Problem to work on:
Reproduce the listing word for word, leaving every picture behind.

Data lines:
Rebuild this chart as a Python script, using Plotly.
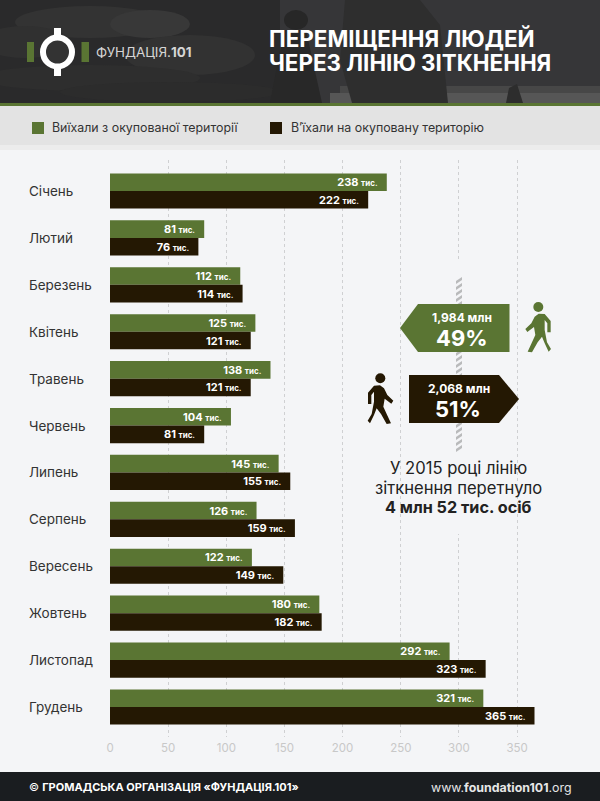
import plotly.graph_objects as go

W, H = 600, 801
FONT = "Inter"
GREEN = "#5a7533"
DARK = "#241803"
BG = "#f4f5f7"

months = ["Січень", "Лютий", "Березень", "Квітень", "Травень", "Червень",
          "Липень", "Серпень", "Вересень", "Жовтень", "Листопад", "Грудень"]
left_occupied = [238, 81, 112, 125, 138, 104, 145, 126, 122, 180, 292, 321]
entered_occupied = [222, 76, 114, 121, 121, 81, 155, 159, 149, 182, 323, 365]
x_ticks = [0, 50, 100, 150, 200, 250, 300, 350]
legend_names = ["Виїхали з окупованої території", "В’їхали на окуповану територію"]


def px(x):
    return x / W


def py(y):
    return 1 - y / H


def rect(x0, y0, x1, y1, color, **kw):
    return dict(type="rect", xref="paper", yref="paper", x0=px(x0), x1=px(x1),
                y0=py(y0), y1=py(y1), fillcolor=color, line_width=0, **kw)


def poly(points, color, opacity=1):
    path = "M" + " L".join(f"{px(x):.5f},{py(y):.5f}" for x, y in points) + " Z"
    return dict(type="path", xref="paper", yref="paper", path=path,
                fillcolor=color, line_width=0, opacity=opacity)


def blob(cx, cy, rx, ry, color, opacity=1):
    return dict(type="circle", xref="paper", yref="paper", x0=px(cx - rx), x1=px(cx + rx),
                y0=py(cy + ry), y1=py(cy - ry), fillcolor=color, line_width=0, opacity=opacity)


def label(text, x, y, size, color, anchor="center", weight=None):
    return dict(text=text, xref="paper", yref="paper", x=px(x), y=py(y), xanchor=anchor,
                yanchor="middle", showarrow=False,
                font=dict(family=FONT, size=size, color=color, weight=weight))


def bar_text(values):
    return [f'<b>{v} <span style="font-size:8px">тис.</span></b>\u00a0\u00a0' for v in values]


# walker outline, dark figure, in crop pixels of the side panel
walker = [(72, 377), (90, 376), (102, 385), (112, 405), (130, 422), (124, 431), (104, 416),
          (100, 440), (110, 462), (123, 490), (110, 492), (93, 462), (80, 445), (72, 465),
          (60, 490), (53, 482), (65, 462), (72, 425), (72, 395), (64, 405), (64, 432),
          (54, 432), (54, 398)]


def walker_shapes(color, mirror):
    if mirror:
        pts = [(350 + (565 - (x - 91)) / 3, 260 + (y - 215) / 3) for x, y in walker]
        head = (538.3, 307)
    else:
        pts = [(350 + x / 3, 260 + y / 3) for x, y in walker]
        head = (380.3, 378.3)
    return [poly(pts, color), blob(head[0], head[1], 5, 5, color)]


fig = go.Figure()
fig.add_trace(go.Bar(y=months, x=left_occupied, orientation="h", marker_color=GREEN,
                     marker_line_width=0, text=bar_text(left_occupied)))
fig.add_trace(go.Bar(y=months, x=entered_occupied, orientation="h", marker_color=DARK,
                     marker_line_width=0, text=bar_text(entered_occupied)))
fig.update_traces(textposition="inside", insidetextanchor="end", textangle=0,
                  constraintext="none", insidetextfont=dict(family=FONT, size=11, color="white"),
                  hoverinfo="skip")

shapes = [
    # header photo, roughly
    rect(0, 0, 600, 103, "#2a2a2b"),
    rect(280, 0, 600, 103, "#363638"),
    blob(90, 22, 75, 16, "#333333"),
    blob(150, 24, 40, 14, "#383838"),
    blob(25, 42, 45, 16, "#303030"),
    blob(190, 55, 65, 20, "#323232"),
    blob(90, 78, 110, 13, "#2e2e2e"),
    blob(170, 92, 110, 10, "#2c2c2c"),
    rect(330, 93, 600, 103, "#565656"),
    rect(340, 86, 600, 93, "#474747"),
    poly([(345, 0), (420, 0), (440, 25), (448, 103), (352, 103), (340, 60)], "#2e2e2e"),
    blob(296, 20, 12, 10, "#272727"),
    poly([(284, 30), (306, 30), (322, 103), (270, 103)], "#282828"),
    poly([(506, 103), (509, 88), (517, 84), (523, 103)], "#2d2d2d"),
    rect(0, 103, 600, 106, GREEN),
    rect(0, 106, 600, 145, "#e3e3e3"),
    rect(0, 145, 600, 150, "#ececec"),
    rect(0, 772, 600, 801, "#1a1d20"),
    # logo
    rect(27, 42, 34, 62, GREEN),
    rect(81.5, 42, 89, 62, GREEN),
    rect(54, 28, 61, 76, "white"),
    dict(type="circle", xref="paper", yref="paper", x0=px(43), x1=px(72), y0=py(66.5), y1=py(37.5),
         fillcolor="#333333", line=dict(color="white", width=6)),
    # legend swatches
    rect(32, 122, 44, 134, GREEN),
    rect(270, 122, 282, 134, DARK),
    # clear the 300 gridline behind the panel
    rect(455, 262, 464, 534, BG),
]

# hatched divider
for i in range(30):
    y = 277 + i * 6
    if y + 6 <= 451:
        shapes.append(poly([(456, y + 4), (462, y), (462, y + 3), (456, y + 7)], "#b9babb"))

shapes += [
    poly([(400, 328), (418, 304), (509.5, 304), (509.5, 352), (418, 352)], GREEN),
    poly([(409, 375), (499, 375), (519, 399), (499, 423), (409, 423)], DARK),
]
shapes += walker_shapes(GREEN, True)
shapes += walker_shapes(DARK, False)

annotations = [
    label("ФУНДАЦІЯ.<b>101</b>", 94, 52, 13.4, "#d5d5d5", "left"),
    label("<b>ПЕРЕМІЩЕННЯ ЛЮДЕЙ</b>", 266.5, 38, 22.4, "white", "left"),
    label("<b>ЧЕРЕЗ ЛІНІЮ ЗІТКНЕННЯ</b>", 266.5, 63, 22.4, "white", "left"),
    label(legend_names[0], 50, 128, 12.4, "#333333", "left"),
    label(legend_names[1], 289, 128, 12.4, "#333333", "left"),
    label("<b>1,984 млн</b>", 462, 317, 12, "white"),
    label("<b>49%</b>", 462, 338, 22, "white"),
    label("<b>2,068 млн</b>", 459, 388, 12, "white"),
    label("<b>51%</b>", 458, 409, 22, "white"),
    label("У 2015 році лінію", 458, 468, 16.6, "#222222"),
    label("зіткнення перетнуло", 458, 488, 16.6, "#222222"),
    label("<b>4 млн 52 тис. осіб</b>", 458, 507, 16.2, "#222222"),
    label("© <b>ГРОМАДСЬКА ОРГАНІЗАЦІЯ «ФУНДАЦІЯ.101»</b>", 27, 787, 11, "white", "left"),
    label("www.<b>foundation101</b>.org", 574, 787, 12.4, "#e6e6e6", "right"),
]
for month in months:
    annotations.append(dict(text=month, xref="paper", yref="y", x=px(27), y=month, xanchor="left",
                            yanchor="middle", showarrow=False,
                            font=dict(family=FONT, size=13.5, color="#333333")))

fig.update_layout(
    width=W, height=H, autosize=False,
    margin=dict(l=0, r=0, t=0, b=0),
    paper_bgcolor=BG, plot_bgcolor="rgba(0,0,0,0)",
    barmode="group", bargap=0.25, bargroupgap=0,
    showlegend=False,
    shapes=shapes,
    annotations=annotations,
)
fig.update_xaxes(domain=[px(110), px(560)], range=[0, 450 / 1.163], tickmode="array",
                 tickvals=x_ticks, showgrid=True, griddash="dot", gridcolor="#cfd0d2", gridwidth=1,
                 zeroline=False, showline=False, ticks="", ticklabelstandoff=2, automargin=False,
                 tickfont=dict(family=FONT, size=11.5, color="#c8c8c8"))
fig.update_yaxes(domain=[py(737), py(160)], categoryorder="array", categoryarray=months,
                 range=[11.64, -0.661], showticklabels=False, showgrid=False, zeroline=False,
                 ticks="", automargin=False)

fig.write_html("out.html", config=dict(displayModeBar=False),
               post_script="document.body.style.margin='0';document.body.style.overflow='hidden';")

Answer for the task:
Rebuild this chart as a Python script, using Plotly.
import plotly.graph_objects as go

W, H = 600, 801
FONT = "Inter"
GREEN = "#5a7533"
DARK = "#241803"
BG = "#f4f5f7"

months = ["Січень", "Лютий", "Березень", "Квітень", "Травень", "Червень",
          "Липень", "Серпень", "Вересень", "Жовтень", "Листопад", "Грудень"]
left_occupied = [238, 81, 112, 125, 138, 104, 145, 126, 122, 180, 292, 321]
entered_occupied = [222, 76, 114, 121, 121, 81, 155, 159, 149, 182, 323, 365]
x_ticks = [0, 50, 100, 150, 200, 250, 300, 350]
legend_names = ["Виїхали з окупованої території", "В’їхали на окуповану територію"]


def px(x):
    return x / W


def py(y):
    return 1 - y / H


def rect(x0, y0, x1, y1, color, **kw):
    return dict(type="rect", xref="paper", yref="paper", x0=px(x0), x1=px(x1),
                y0=py(y0), y1=py(y1), fillcolor=color, line_width=0, **kw)


def poly(points, color, opacity=1):
    path = "M" + " L".join(f"{px(x):.5f},{py(y):.5f}" for x, y in points) + " Z"
    return dict(type="path", xref="paper", yref="paper", path=path,
                fillcolor=color, line_width=0, opacity=opacity)


def blob(cx, cy, rx, ry, color, opacity=1):
    return dict(type="circle", xref="paper", yref="paper", x0=px(cx - rx), x1=px(cx + rx),
                y0=py(cy + ry), y1=py(cy - ry), fillcolor=color, line_width=0, opacity=opacity)


def label(text, x, y, size, color, anchor="center", weight=None):
    return dict(text=text, xref="paper", yref="paper", x=px(x), y=py(y), xanchor=anchor,
                yanchor="middle", showarrow=False,
                font=dict(family=FONT, size=size, color=color, weight=weight))


def bar_text(values):
    return [f'<b>{v} <span style="font-size:8px">тис.</span></b>\u00a0\u00a0' for v in values]


# walker outline, dark figure, in crop pixels of the side panel
walker = [(72, 377), (90, 376), (102, 385), (112, 405), (130, 422), (124, 431), (104, 416),
          (100, 440), (110, 462), (123, 490), (110, 492), (93, 462), (80, 445), (72, 465),
          (60, 490), (53, 482), (65, 462), (72, 425), (72, 395), (64, 405), (64, 432),
          (54, 432), (54, 398)]


def walker_shapes(color, mirror):
    if mirror:
        pts = [(350 + (565 - (x - 91)) / 3, 260 + (y - 215) / 3) for x, y in walker]
        head = (538.3, 307)
    else:
        pts = [(350 + x / 3, 260 + y / 3) for x, y in walker]
        head = (380.3, 378.3)
    return [poly(pts, color), blob(head[0], head[1], 5, 5, color)]


fig = go.Figure()
fig.add_trace(go.Bar(y=months, x=left_occupied, orientation="h", marker_color=GREEN,
                     marker_line_width=0, text=bar_text(left_occupied)))
fig.add_trace(go.Bar(y=months, x=entered_occupied, orientation="h", marker_color=DARK,
                     marker_line_width=0, text=bar_text(entered_occupied)))
fig.update_traces(textposition="inside", insidetextanchor="end", textangle=0,
                  constraintext="none", insidetextfont=dict(family=FONT, size=11, color="white"),
                  hoverinfo="skip")

shapes = [
    # header photo, roughly
    rect(0, 0, 600, 103, "#2a2a2b"),
    rect(280, 0, 600, 103, "#363638"),
    blob(90, 22, 75, 16, "#333333"),
    blob(150, 24, 40, 14, "#383838"),
    blob(25, 42, 45, 16, "#303030"),
    blob(190, 55, 65, 20, "#323232"),
    blob(90, 78, 110, 13, "#2e2e2e"),
    blob(170, 92, 110, 10, "#2c2c2c"),
    rect(330, 93, 600, 103, "#565656"),
    rect(340, 86, 600, 93, "#474747"),
    poly([(345, 0), (420, 0), (440, 25), (448, 103), (352, 103), (340, 60)], "#2e2e2e"),
    blob(296, 20, 12, 10, "#272727"),
    poly([(284, 30), (306, 30), (322, 103), (270, 103)], "#282828"),
    poly([(506, 103), (509, 88), (517, 84), (523, 103)], "#2d2d2d"),
    rect(0, 103, 600, 106, GREEN),
    rect(0, 106, 600, 145, "#e3e3e3"),
    rect(0, 145, 600, 150, "#ececec"),
    rect(0, 772, 600, 801, "#1a1d20"),
    # logo
    rect(27, 42, 34, 62, GREEN),
    rect(81.5, 42, 89, 62, GREEN),
    rect(54, 28, 61, 76, "white"),
    dict(type="circle", xref="paper", yref="paper", x0=px(43), x1=px(72), y0=py(66.5), y1=py(37.5),
         fillcolor="#333333", line=dict(color="white", width=6)),
    # legend swatches
    rect(32, 122, 44, 134, GREEN),
    rect(270, 122, 282, 134, DARK),
    # clear the 300 gridline behind the panel
    rect(455, 262, 464, 534, BG),
]

# hatched divider
for i in range(30):
    y = 277 + i * 6
    if y + 6 <= 451:
        shapes.append(poly([(456, y + 4), (462, y), (462, y + 3), (456, y + 7)], "#b9babb"))

shapes += [
    poly([(400, 328), (418, 304), (509.5, 304), (509.5, 352), (418, 352)], GREEN),
    poly([(409, 375), (499, 375), (519, 399), (499, 423), (409, 423)], DARK),
]
shapes += walker_shapes(GREEN, True)
shapes += walker_shapes(DARK, False)

annotations = [
    label("ФУНДАЦІЯ.<b>101</b>", 94, 52, 13.4, "#d5d5d5", "left"),
    label("<b>ПЕРЕМІЩЕННЯ ЛЮДЕЙ</b>", 266.5, 38, 22.4, "white", "left"),
    label("<b>ЧЕРЕЗ ЛІНІЮ ЗІТКНЕННЯ</b>", 266.5, 63, 22.4, "white", "left"),
    label(legend_names[0], 50, 128, 12.4, "#333333", "left"),
    label(legend_names[1], 289, 128, 12.4, "#333333", "left"),
    label("<b>1,984 млн</b>", 462, 317, 12, "white"),
    label("<b>49%</b>", 462, 338, 22, "white"),
    label("<b>2,068 млн</b>", 459, 388, 12, "white"),
    label("<b>51%</b>", 458, 409, 22, "white"),
    label("У 2015 році лінію", 458, 468, 16.6, "#222222"),
    label("зіткнення перетнуло", 458, 488, 16.6, "#222222"),
    label("<b>4 млн 52 тис. осіб</b>", 458, 507, 16.2, "#222222"),
    label("© <b>ГРОМАДСЬКА ОРГАНІЗАЦІЯ «ФУНДАЦІЯ.101»</b>", 27, 787, 11, "white", "left"),
    label("www.<b>foundation101</b>.org", 574, 787, 12.4, "#e6e6e6", "right"),
]
for month in months:
    annotations.append(dict(text=month, xref="paper", yref="y", x=px(27), y=month, xanchor="left",
                            yanchor="middle", showarrow=False,
                            font=dict(family=FONT, size=13.5, color="#333333")))

fig.update_layout(
    width=W, height=H, autosize=False,
    margin=dict(l=0, r=0, t=0, b=0),
    paper_bgcolor=BG, plot_bgcolor="rgba(0,0,0,0)",
    barmode="group", bargap=0.25, bargroupgap=0,
    showlegend=False,
    shapes=shapes,
    annotations=annotations,
)
fig.update_xaxes(domain=[px(110), px(560)], range=[0, 450 / 1.163], tickmode="array",
                 tickvals=x_ticks, showgrid=True, griddash="dot", gridcolor="#cfd0d2", gridwidth=1,
                 zeroline=False, showline=False, ticks="", ticklabelstandoff=2, automargin=False,
                 tickfont=dict(family=FONT, size=11.5, color="#c8c8c8"))
fig.update_yaxes(domain=[py(737), py(160)], categoryorder="array", categoryarray=months,
                 range=[11.64, -0.661], showticklabels=False, showgrid=False, zeroline=False,
                 ticks="", automargin=False)

fig.write_html("out.html", config=dict(displayModeBar=False),
               post_script="document.body.style.margin='0';document.body.style.overflow='hidden';")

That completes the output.